## JOB
Collect all lines containing the word "with" from the data.
* * *
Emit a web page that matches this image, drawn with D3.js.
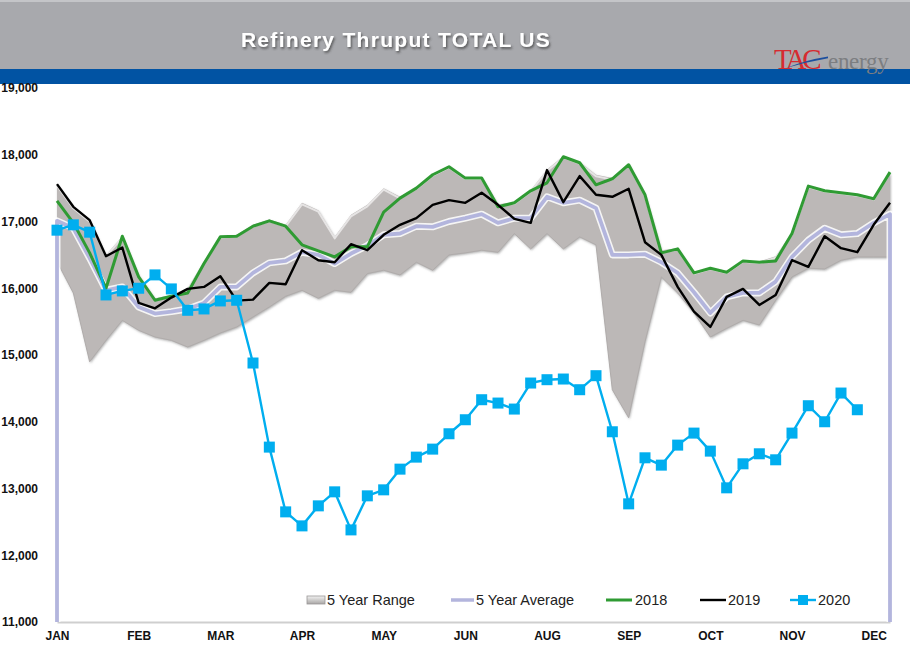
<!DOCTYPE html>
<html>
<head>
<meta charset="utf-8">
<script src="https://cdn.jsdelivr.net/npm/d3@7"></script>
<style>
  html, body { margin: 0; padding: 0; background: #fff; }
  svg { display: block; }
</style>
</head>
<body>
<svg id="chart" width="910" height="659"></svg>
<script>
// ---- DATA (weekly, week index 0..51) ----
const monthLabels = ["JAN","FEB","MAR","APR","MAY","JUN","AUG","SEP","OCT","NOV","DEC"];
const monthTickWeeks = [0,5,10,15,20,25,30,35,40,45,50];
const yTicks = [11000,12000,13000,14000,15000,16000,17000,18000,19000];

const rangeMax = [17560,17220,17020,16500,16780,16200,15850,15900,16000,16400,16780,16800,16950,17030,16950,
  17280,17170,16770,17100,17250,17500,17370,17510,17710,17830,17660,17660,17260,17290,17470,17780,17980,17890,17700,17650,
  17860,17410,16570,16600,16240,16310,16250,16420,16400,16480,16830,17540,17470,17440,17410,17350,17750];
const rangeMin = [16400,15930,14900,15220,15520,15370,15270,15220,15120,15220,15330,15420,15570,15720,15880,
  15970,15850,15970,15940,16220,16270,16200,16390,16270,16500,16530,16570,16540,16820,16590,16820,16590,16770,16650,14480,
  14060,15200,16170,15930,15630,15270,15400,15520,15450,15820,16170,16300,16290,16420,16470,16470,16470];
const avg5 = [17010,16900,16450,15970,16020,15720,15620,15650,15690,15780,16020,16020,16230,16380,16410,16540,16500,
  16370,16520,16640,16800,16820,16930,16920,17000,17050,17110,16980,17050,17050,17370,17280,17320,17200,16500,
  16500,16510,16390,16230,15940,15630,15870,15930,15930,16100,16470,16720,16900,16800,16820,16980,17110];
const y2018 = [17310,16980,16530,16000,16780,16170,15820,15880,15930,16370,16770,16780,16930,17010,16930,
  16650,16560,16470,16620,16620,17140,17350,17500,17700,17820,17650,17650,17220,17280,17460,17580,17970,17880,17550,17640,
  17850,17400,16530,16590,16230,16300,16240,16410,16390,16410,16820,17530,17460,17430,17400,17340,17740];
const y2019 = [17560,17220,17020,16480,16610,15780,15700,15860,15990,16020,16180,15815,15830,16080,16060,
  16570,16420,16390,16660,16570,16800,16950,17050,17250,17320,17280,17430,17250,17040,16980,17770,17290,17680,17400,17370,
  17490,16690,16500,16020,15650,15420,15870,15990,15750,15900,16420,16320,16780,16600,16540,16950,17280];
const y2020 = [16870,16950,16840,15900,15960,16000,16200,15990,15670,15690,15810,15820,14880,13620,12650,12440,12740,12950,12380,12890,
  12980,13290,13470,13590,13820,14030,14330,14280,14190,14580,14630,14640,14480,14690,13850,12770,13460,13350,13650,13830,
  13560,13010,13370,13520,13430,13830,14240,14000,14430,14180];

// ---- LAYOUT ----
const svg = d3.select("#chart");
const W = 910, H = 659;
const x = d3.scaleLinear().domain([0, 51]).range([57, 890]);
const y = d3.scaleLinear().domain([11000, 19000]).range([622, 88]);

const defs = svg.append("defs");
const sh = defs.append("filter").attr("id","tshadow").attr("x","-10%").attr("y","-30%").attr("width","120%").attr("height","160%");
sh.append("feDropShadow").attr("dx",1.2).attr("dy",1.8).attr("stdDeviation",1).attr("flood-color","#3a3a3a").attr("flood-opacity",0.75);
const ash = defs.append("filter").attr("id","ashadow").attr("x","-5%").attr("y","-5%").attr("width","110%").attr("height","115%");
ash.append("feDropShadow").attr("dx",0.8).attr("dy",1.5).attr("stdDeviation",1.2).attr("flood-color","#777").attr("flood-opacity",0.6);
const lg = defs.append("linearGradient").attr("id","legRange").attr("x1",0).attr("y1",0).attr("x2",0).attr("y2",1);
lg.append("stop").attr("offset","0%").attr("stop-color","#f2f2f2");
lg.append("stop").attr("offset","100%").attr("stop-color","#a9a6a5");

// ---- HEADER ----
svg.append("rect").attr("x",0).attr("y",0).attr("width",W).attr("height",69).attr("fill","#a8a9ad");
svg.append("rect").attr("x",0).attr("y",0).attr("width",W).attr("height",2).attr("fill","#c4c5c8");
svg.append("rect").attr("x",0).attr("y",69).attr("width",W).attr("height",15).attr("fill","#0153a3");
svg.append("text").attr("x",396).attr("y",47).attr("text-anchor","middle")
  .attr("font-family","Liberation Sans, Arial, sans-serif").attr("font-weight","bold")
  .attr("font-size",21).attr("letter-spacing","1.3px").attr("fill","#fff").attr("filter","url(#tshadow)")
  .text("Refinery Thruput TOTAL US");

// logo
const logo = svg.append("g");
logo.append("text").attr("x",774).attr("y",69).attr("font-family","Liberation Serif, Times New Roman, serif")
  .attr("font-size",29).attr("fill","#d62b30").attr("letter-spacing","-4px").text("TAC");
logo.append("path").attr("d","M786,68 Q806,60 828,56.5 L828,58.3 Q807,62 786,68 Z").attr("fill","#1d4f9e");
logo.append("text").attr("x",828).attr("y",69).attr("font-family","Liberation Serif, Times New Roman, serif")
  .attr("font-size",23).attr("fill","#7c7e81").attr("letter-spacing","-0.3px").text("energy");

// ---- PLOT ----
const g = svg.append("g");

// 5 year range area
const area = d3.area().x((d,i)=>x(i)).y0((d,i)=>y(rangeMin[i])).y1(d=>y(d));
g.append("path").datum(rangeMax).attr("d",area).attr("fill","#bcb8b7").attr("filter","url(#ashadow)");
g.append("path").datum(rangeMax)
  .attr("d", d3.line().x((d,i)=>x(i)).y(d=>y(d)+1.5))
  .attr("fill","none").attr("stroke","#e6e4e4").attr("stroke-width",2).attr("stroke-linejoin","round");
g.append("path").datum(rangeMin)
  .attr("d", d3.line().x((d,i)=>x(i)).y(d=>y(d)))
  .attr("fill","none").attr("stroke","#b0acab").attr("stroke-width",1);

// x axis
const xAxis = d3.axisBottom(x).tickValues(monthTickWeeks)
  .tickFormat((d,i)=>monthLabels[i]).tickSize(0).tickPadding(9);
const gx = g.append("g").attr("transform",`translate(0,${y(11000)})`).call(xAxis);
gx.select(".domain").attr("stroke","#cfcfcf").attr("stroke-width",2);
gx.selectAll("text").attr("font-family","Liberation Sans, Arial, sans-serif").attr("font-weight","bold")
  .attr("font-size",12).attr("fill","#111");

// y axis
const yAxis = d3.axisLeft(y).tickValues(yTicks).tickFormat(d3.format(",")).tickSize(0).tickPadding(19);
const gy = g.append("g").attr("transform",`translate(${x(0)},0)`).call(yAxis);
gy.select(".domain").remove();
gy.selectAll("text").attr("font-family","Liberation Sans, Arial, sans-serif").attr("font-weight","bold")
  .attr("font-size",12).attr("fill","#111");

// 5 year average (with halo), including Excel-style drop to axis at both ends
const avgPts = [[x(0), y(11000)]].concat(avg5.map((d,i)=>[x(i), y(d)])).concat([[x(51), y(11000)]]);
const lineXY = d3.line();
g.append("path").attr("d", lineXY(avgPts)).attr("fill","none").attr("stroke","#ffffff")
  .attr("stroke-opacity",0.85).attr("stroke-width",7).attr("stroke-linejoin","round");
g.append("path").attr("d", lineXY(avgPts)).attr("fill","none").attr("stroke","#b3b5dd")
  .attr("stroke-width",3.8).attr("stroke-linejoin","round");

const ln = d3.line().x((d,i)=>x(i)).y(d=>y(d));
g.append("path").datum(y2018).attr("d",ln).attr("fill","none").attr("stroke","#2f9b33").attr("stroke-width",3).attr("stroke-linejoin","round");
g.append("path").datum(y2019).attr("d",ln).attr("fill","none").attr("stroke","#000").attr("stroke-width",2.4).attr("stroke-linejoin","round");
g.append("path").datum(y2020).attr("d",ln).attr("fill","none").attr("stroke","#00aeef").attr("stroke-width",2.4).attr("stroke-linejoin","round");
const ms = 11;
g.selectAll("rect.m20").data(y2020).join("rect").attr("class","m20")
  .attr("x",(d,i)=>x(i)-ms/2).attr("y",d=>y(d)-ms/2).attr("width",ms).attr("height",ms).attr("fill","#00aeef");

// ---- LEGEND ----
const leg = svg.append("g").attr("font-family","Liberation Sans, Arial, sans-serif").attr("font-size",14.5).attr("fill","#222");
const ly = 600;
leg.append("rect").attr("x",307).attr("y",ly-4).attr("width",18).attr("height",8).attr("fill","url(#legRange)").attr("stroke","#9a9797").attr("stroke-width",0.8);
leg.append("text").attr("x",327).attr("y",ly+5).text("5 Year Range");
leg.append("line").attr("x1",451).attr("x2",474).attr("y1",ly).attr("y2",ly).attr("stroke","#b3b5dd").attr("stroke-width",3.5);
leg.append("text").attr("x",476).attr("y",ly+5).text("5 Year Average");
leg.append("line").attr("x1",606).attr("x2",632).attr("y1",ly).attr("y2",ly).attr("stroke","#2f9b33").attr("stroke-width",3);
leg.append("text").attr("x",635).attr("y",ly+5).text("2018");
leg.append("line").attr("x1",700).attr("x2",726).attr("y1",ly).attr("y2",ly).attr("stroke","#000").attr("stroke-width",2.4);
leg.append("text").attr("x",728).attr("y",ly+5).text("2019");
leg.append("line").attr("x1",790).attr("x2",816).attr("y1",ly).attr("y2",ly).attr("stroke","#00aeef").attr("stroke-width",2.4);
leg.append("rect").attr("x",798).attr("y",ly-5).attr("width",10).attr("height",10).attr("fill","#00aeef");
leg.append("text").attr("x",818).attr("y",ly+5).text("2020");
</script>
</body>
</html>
* * *
## RESULT OF THIS TASK
Emit a web page that matches this image, drawn with D3.js.
// 5 year average (with halo), including Excel-style drop to axis at both ends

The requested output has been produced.